Our linear way of thinking about time is also
inconsistent with another series of recent experiments. In 2002, scientists
showed that particles of light “photons” knew – in advance – what their distant
twins would do in the future. They tested the communication between pairs of
photons. They let one photon finish its journey – it had to decide whether to
be either a wave or a particle. Researchers stretched the distance the other
photon took to reach its own detector. However, they could add a scrambler to
prevent it from collapsing into a particle. Somehow, the first particle knew
what the researcher was going to do before it happened – and across distances
instantaneously as if there were no space or time between them.
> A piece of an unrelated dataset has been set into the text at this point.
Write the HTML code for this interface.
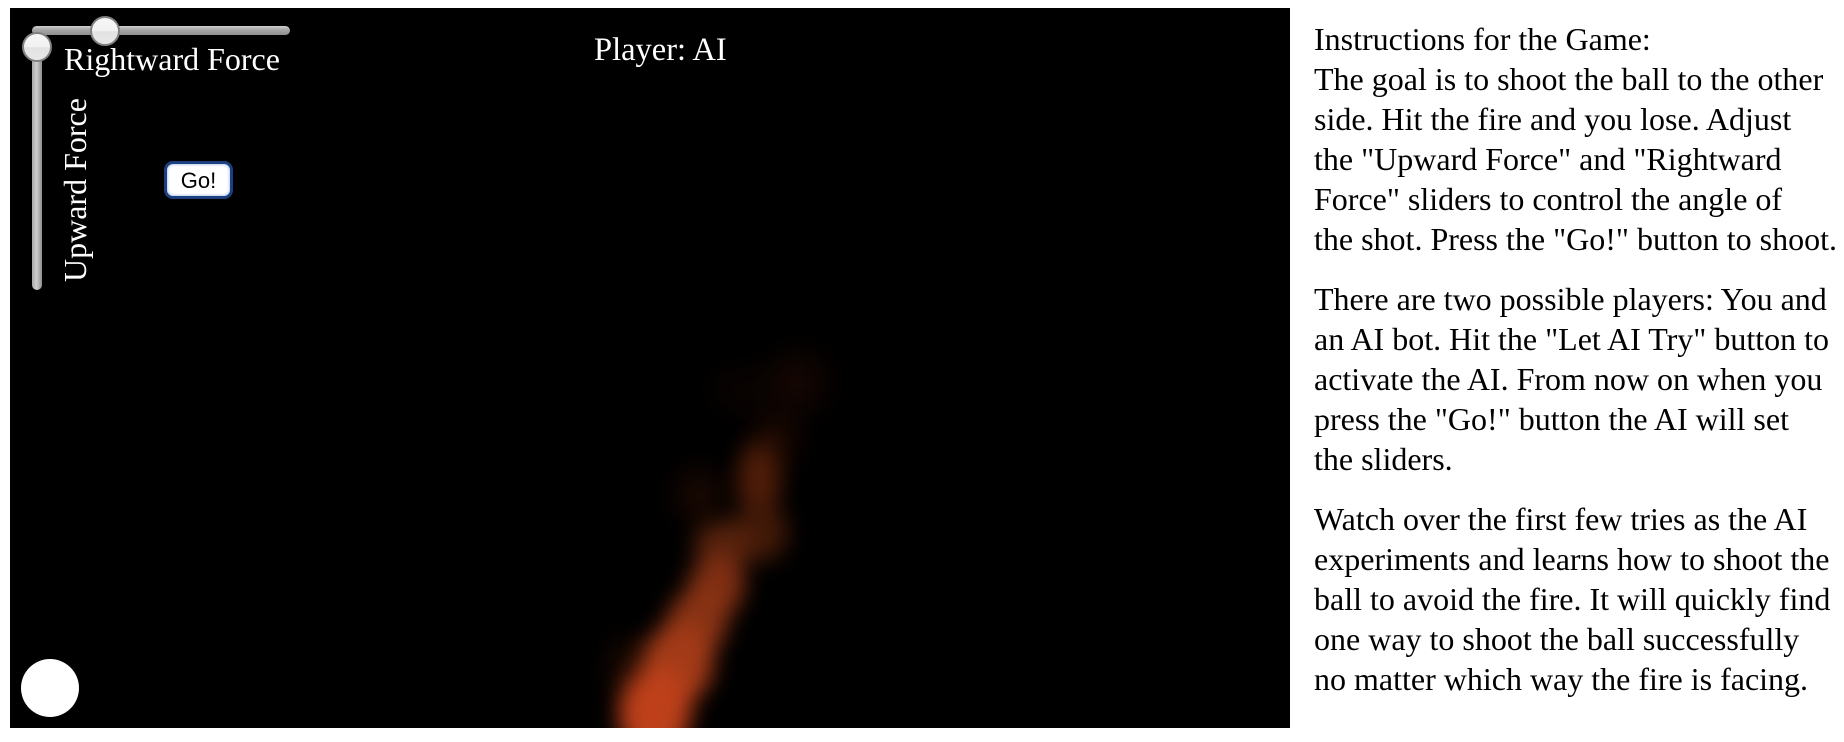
<!DOCTYPE html>
<html lang="en">
<head>
<meta charset="utf-8">
<title>Fire Game</title>
<style>
html,body{margin:0;padding:0;width:1844px;height:742px;overflow:hidden;background:#fff;}
body{position:relative;font-family:"Liberation Serif","Times New Roman",serif;}
#stage{position:absolute;left:10px;top:8px;width:1280px;height:720px;background:#000;overflow:hidden;}
.abs{position:absolute;white-space:nowrap;line-height:1;}
.white{color:#fff;}
.line{position:absolute;left:1314px;margin-top:-1px;white-space:nowrap;font-size:32px;line-height:40px;height:40px;color:#000;}
.track-h{position:absolute;left:32px;top:26px;width:258px;height:9px;border-radius:5px;background:linear-gradient(#d0d0d0,#a8a8a8 40%,#8f8f8f);}
.track-v{position:absolute;left:32px;top:35px;width:10px;height:255px;border-radius:5px;background:linear-gradient(90deg,#a8a8a8,#cfcfcf 45%,#8f8f8f);}
.thumb{position:absolute;width:26px;height:26px;border-radius:50%;border:2px solid #808080;background:linear-gradient(#f6f6f6,#f2f2f2 50%,#e2e2e2 52%,#e8e8e8);}
#go{position:absolute;left:164px;top:161px;width:69px;height:38px;box-sizing:border-box;border:3px solid #1d3f80;border-radius:9px;background:#fff;box-shadow:inset 0 0 3px #7fa6e0;font-family:"Liberation Sans",Arial,sans-serif;font-size:22px;color:#000;padding:1px 0 0;text-align:center;line-height:32px;}
#ball{position:absolute;left:21px;top:659px;width:58px;height:58px;border-radius:50%;background:#fff;}
#fire{position:absolute;left:0;top:0;}
</style>
</head>
<body>
<div id="stage"></div>

<svg id="fire" width="1290" height="728" viewBox="0 0 1290 728">
  <defs>
    <filter id="b1" x="-100%" y="-100%" width="300%" height="300%" color-interpolation-filters="sRGB"><feGaussianBlur stdDeviation="11"/></filter>
    <filter id="b2" x="-100%" y="-100%" width="300%" height="300%" color-interpolation-filters="sRGB"><feGaussianBlur stdDeviation="15"/></filter>
    <clipPath id="fc"><rect x="10" y="8" width="1280" height="720"/></clipPath>
  </defs>
  <g clip-path="url(#fc)">
    <g filter="url(#b2)">
      <ellipse cx="797" cy="382" rx="28" ry="28" fill="#150602"/>
      <ellipse cx="740" cy="390" rx="26" ry="18" fill="#0c0401"/>
      <ellipse cx="700" cy="497" rx="20" ry="26" fill="#1e0a03"/>
      <ellipse cx="632" cy="672" rx="18" ry="30" fill="#2a0f04"/>
      <ellipse cx="775" cy="440" rx="18" ry="24" fill="#260d03"/>
    </g>
    <g filter="url(#b1)">
      <ellipse cx="759" cy="480" rx="22" ry="38" fill="#4e1c08"/>
      <ellipse cx="760" cy="532" rx="28" ry="30" fill="#401807"/>
      <ellipse cx="724" cy="545" rx="30" ry="24" fill="#55210c"/>
      <ellipse cx="716" cy="587" rx="28" ry="34" transform="rotate(20 716 587)" fill="#7e2e12"/>
      <ellipse cx="696" cy="625" rx="30" ry="42" transform="rotate(25 696 625)" fill="#883214"/>
      <ellipse cx="677" cy="665" rx="36" ry="42" transform="rotate(15 677 665)" fill="#a23a17"/>
      <ellipse cx="655" cy="712" rx="36" ry="46" transform="rotate(8 655 712)" fill="#bd401a"/>
    </g>
  </g>
</svg>

<div class="track-h"></div>
<div class="track-v"></div>
<div class="thumb" style="left:90px;top:16px;"></div>
<div class="thumb" style="left:22px;top:32px;"></div>

<div class="abs white" style="left:64px;top:43px;font-size:32px;">Rightward Force</div>
<div class="abs white" style="left:59px;top:282px;font-size:32px;transform-origin:0 0;transform:rotate(-90deg);">Upward Force</div>
<div class="abs white" style="left:594px;top:34px;font-size:32.5px;">Player: AI</div>

<button id="go">Go!</button>
<div id="ball"></div>

<div>
<div class="line" style="top:20px">Instructions for the Game:</div>
<div class="line" style="top:60px">The goal is to shoot the ball to the other</div>
<div class="line" style="top:100px">side. Hit the fire and you lose. Adjust</div>
<div class="line" style="top:140px">the "Upward Force" and "Rightward</div>
<div class="line" style="top:180px">Force" sliders to control the angle of</div>
<div class="line" style="top:220px">the shot. Press the "Go!" button to shoot.</div>
<div class="line" style="top:280px">There are two possible players: You and</div>
<div class="line" style="top:320px">an AI bot. Hit the "Let AI Try" button to</div>
<div class="line" style="top:360px">activate the AI. From now on when you</div>
<div class="line" style="top:400px">press the "Go!" button the AI will set</div>
<div class="line" style="top:440px">the sliders.</div>
<div class="line" style="top:500px">Watch over the first few tries as the AI</div>
<div class="line" style="top:540px">experiments and learns how to shoot the</div>
<div class="line" style="top:580px">ball to avoid the fire. It will quickly find</div>
<div class="line" style="top:620px">one way to shoot the ball successfully</div>
<div class="line" style="top:660px">no matter which way the fire is facing.</div>
</div>
</body>
</html>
They decide not
to become particles before their twin even encounters the scrambler. It doesn’t
matter how we set up the experiment. Our mind and its knowledge is the only
thing that determines how they behave. Experiments consistently confirm these
observer-dependent effects.
Bizarre? Consider another experiment that was
recently published in the prestigious scientific journal Science (Jacques et al, 315, 966, 2007).
Scientists in France shot photons into an apparatus, and showed that what they
did could retroactively change something that had already happened in the past.
As the photons passed a fork in the apparatus, they had to decide whether to
behave like particles or waves when they hit a beam splitter. Later on – well
after the photons passed the fork – the experimenter could randomly switch a
second beam splitter on and off. It turns out that what the observer decided at
that point, determined what the particle actually did at the fork in the past.
At that moment, the experimenter chose his past.
Of course, we live in the same world. But
critics claim this behavior is limited to the microscopic world. But this
‘two-world’ view (that is, one set of physical laws for small objects, and
another for the rest of the universe including us) has no basis in reason and
is being challenged in laboratories around the world. A couple years ago,
researchers published a paper in Nature (Jost
et al, 459, 683, 2009) showing
that quantum behavior extends into the everyday realm. Pairs of vibrating ions
were coaxed to entangle so their physical properties remained bound together
when separated by large distances (“spooky action at a distance,” as Einstein
put it). Other experiments with huge molecules called ‘Buckyballs’ also show
that quantum reality extends beyond the microscopic world. And in 2005, KHC03
crystals exhibited entanglement ridges one-half inch high, quantum behavior
nudging into the ordinary world of human-scale objects.
We generally reject the multiple universes of Star Trek as fiction, but it turns out there is
more than a morsel of scientific truth to this popular genre. One well-known
aspect of quantum physics is that observations can’t be predicted absolutely.
Instead, there is a range of possible observations each with a different
probability. One mainstream explanation, the “many-worlds” interpretation,
states that each of these possible observations corresponds to a different
universe (the ‘multiverse’). There are an infinite number of universes and
everything that could possibly happen occurs in some universe. Death does not
exist in any real sense in these scenarios. All possible universes exist
simultaneously, regardless of what happens in any of them.
Life is an adventure that transcends our
ordinary linear way of thinking. When we die, we do so not in the random
billiard-ball-matrix but in the inescapable-life-matrix. Life has a non-linear
dimensionality – it’s like a perennial flower that returns to bloom in the
multiverse.
“The influences of the senses,” said Ralph
Waldo Emerson “has in most men overpowered the mind to the degree that the
walls of space and time have come to look solid, real and insurmountable; and
to speak with levity of these limits in the world is the sign of insanity.”